2008-04-20

Yo soy el camino, la verdad y la vida

5º Domingo de Pascua –A–
Jn 14, 1-12
“Yo soy el camino, la verdad y la vida. Nadie va al Padre sino por mí. Si me conocéis a mí, también conoceréis al Padre”


No temáis
Esta lectura del evangelio debemos situarla en el contexto de la última cena de Jesús con sus discípulos, antes de su pasión. Forma parte del llamado discurso del adiós y, con estas palabras, Jesús se está despidiendo de los suyos y dejándoles su legado espiritual.

“No tiemble vuestro corazón”, comienza diciendo. En los momentos más difíciles, Jesús nos pide que seamos fieles y nos mantengamos firmes. Él es la roca en la que se asientan nuestras convicciones. Nos pide tener valor en medio de las adversidades.

Creed en mí

Y no sólo esto, sino que también nos pide que creamos: “Creed en Dios, y creed también en mí”. Es en los momentos de dolor, de sacrificio y de prueba, cuando más podemos profundizar en nuestra fe. Es entonces cuando hemos de creer con más fuerza, y no porque Dios nos vaya a rescatar del sufrimiento o del miedo, sino porque nos ama y siempre está a nuestro lado. Sólo desde la fe podremos dar un sentido a todo cuanto nos sucede.

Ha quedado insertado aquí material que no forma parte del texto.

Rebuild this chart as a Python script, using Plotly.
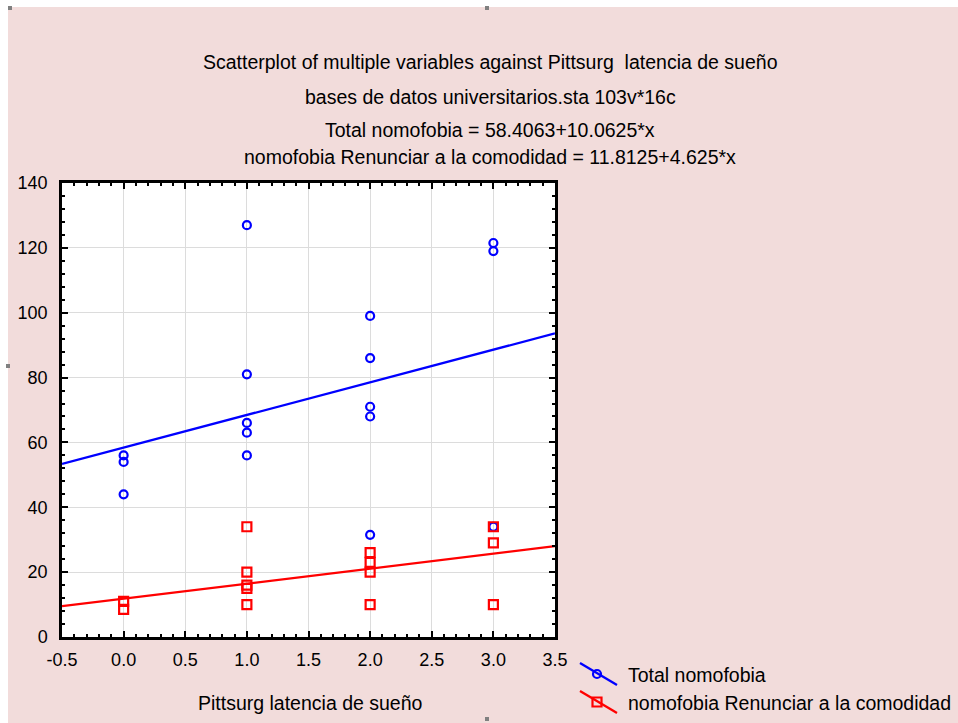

“Creed en mí”, dice Jesús. Nos está hablando de su figura y nos pide fidelidad total a su persona, como imagen viva del rostro de Dios. Nuestra vida como cristianos pasa por esa adhesión a Cristo, vivida en el seno de la Iglesia. Nuestra fe no es una fe desencarnada en un Dios abstracto y puramente espíritu: creer en él significa poner en Cristo nuestra esperanza, creer en sus palabras, en su anuncio y en todo cuanto hizo. Pues “El Padre, que permanece en mí, él mismo hace sus obras”. Jesús y el Padre son uno.

Dios nos reserva un lugar

“En casa de mi padre hay muchas estancias”, sigue Jesús. Su deseo es llevarnos a todos hacia el Padre. Es el puente, el hermano mayor que nos lleva de la mano. Y el Padre nos tiene ya reservado un lugar en su corazón, junto a él. Pero, antes de llegar al cielo definitivo, los cristianos ya tenemos un lugar: la Iglesia. Nuestro hogar es la comunidad, la familia de Dios. Él desea ardientemente acogernos y la Iglesia en la tierra son sus brazos, que se tienden a todos.

Buscando el camino

Tomás, el apóstol, duda y pregunta a Jesús. “Señor, ¿cómo podemos saber el camino?”. Jesús le responde: “Yo soy el camino, la verdad y la vida”.

Muchos cristianos, como Tomás, siguen buscando el camino. Han nacido en una cultura cristiana, han vivido formando parte de la Iglesia, pero no encuentran el camino. Como Felipe, han estado con él y aún no lo ven. Jesús insiste: “Quien me ve a mí ve al Padre”. Pero, a veces, nos cuesta abrir los ojos.

Los cristianos de hoy tenemos el deber de autoevangelizarnos y recuperar nuestro norte. Si perdemos a Cristo como referencia y centro de nuestra fe, hemos perdido el camino. La Iglesia nos lo señala continuamente, pero a menudo nos perdemos en el laberinto del propio yo, en discusiones y enfrentamientos inútiles.

Reflejar el rostro de Dios

Ver a Jesús es ver a Dios. Hoy, ver a la Iglesia es ver a Dios. Por eso los cristianos hemos de reflejar ese rostro amoroso del Padre. Hemos de ayudarnos y ayudar a otros a encontrar el camino. Tenemos un enorme potencial, el don del Espíritu Santo, que nos capacita para recrear la vida de la fe.

“Yo soy el camino, la verdad y la vida”. Jesús no es sólo un guía: es el mismo camino, el único que nos lleva a Dios. Sus palabras, su testimonio, su vida, nos conducen directamente al Padre. Observemos que Jesús no dice que es “un” camino, sino “el” camino. Tampoco es una verdad, ni nos dice que hay muchas verdades, sino “la” verdad, la única que ilumina nuestra existencia y nos lleva a la felicidad auténtica. Y la vida de Jesús, que hemos de reproducir los cristianos, es la vida que realmente vale la pena. Cada cristiano es fuente de esa vida de Dios.

La reflexión que ha de despertar en nosotros el evangelio de hoy es ésta. Como Jesús, todos estamos llamados a ser camino que lleve a Dios, verdad que ayude a discernir y vida para los demás. De aquí, caminaremos hacia el cielo, convirtiendo una parcela de este mundo en pequeño Reino de Dios.